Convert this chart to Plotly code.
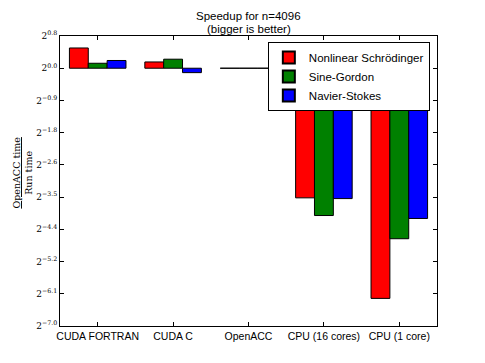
import numpy as np
import plotly.graph_objects as go

categories = ["CUDA FORTRAN", "CUDA C", "OpenACC", "CPU (16 cores)", "CPU (1 core)"]
# log2(OpenACC time / Run time)
nls = [0.55, 0.17, 0.0, -3.52, -6.25]
sine_gordon = [0.135, 0.245, 0.0, -4.00, -4.63]
navier_stokes = [0.21, -0.12, 0.0, -3.54, -4.08]
ytick_exps = ["0.8", "0.0", "\u22120.9", "\u22121.8", "\u22122.6", "\u22123.5",
              "\u22124.4", "\u22125.2", "\u22126.1", "\u22127.0"]
title_lines = ["Speedup for n=4096", "(bigger is better)"]

series = [("Nonlinear Schrödinger", nls, "#ff0000"),
          ("Sine-Gordon", sine_gordon, "#008000"),
          ("Navier-Stokes", navier_stokes, "#0000ff")]

fig = go.Figure()
for name, vals, col in series:
    fig.add_trace(go.Bar(x=categories, y=vals, name=name,
                         marker=dict(color=col, line=dict(color="black", width=1))))

ymin, ymax = -7.0, 0.875
tickvals = list(np.linspace(ymax, ymin, len(ytick_exps)))
ticktext = ["2<sup>%s</sup>" % e for e in ytick_exps]

fig.update_layout(
    width=477, height=355,
    margin=dict(l=52, r=48, t=28, b=37),
    paper_bgcolor="white", plot_bgcolor="white",
    barmode="group", bargap=0.25, bargroupgap=0,
    font=dict(family="Liberation Sans, Arial, sans-serif", size=11, color="black"),
    showlegend=True,
    legend=dict(x=0.981, y=0.979, xanchor="right", yanchor="top",
                bgcolor="white", bordercolor="black", borderwidth=1,
                font=dict(size=11.5), tracegroupgap=0, itemsizing="constant"),
    xaxis=dict(range=[-0.5, 4.5], showline=True, linecolor="black", linewidth=1,
               mirror="allticks", ticks="inside", ticklen=4, tickcolor="black",
               showgrid=False, zeroline=False, tickfont=dict(size=10.5)),
    yaxis=dict(range=[ymin, ymax], showline=True, linecolor="black", linewidth=1,
               mirror="allticks", ticks="inside", ticklen=4, tickcolor="black",
               showgrid=False, zeroline=False, tickvals=tickvals, ticktext=ticktext,
               tickfont=dict(family="DejaVu Serif, serif", size=9)),
)

for line, shift in zip(title_lines, [20, 7]):
    fig.add_annotation(text=line, xref="paper", yref="paper", x=0.5, y=1.0,
                       xanchor="center", yanchor="middle", yshift=shift,
                       showarrow=False, font=dict(size=11.5))

fig.add_annotation(text="<u>OpenACC time</u><br>Run time", textangle=-90,
                   xref="paper", yref="paper", x=-0.10, y=0.53,
                   xanchor="center", yanchor="middle", showarrow=False,
                   font=dict(family="DejaVu Serif, serif", size=9.5))

fig.write_html("out.html")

□ □ □ □ □

STATED GOAL -> Would you reproduce the lines above, from the very first through the line containing "import plotly.graph_objects as go", exactly and without the pictures?

EXERCISE OUTPUT ->
Convert this chart to Plotly code.
import numpy as np
import plotly.graph_objects as go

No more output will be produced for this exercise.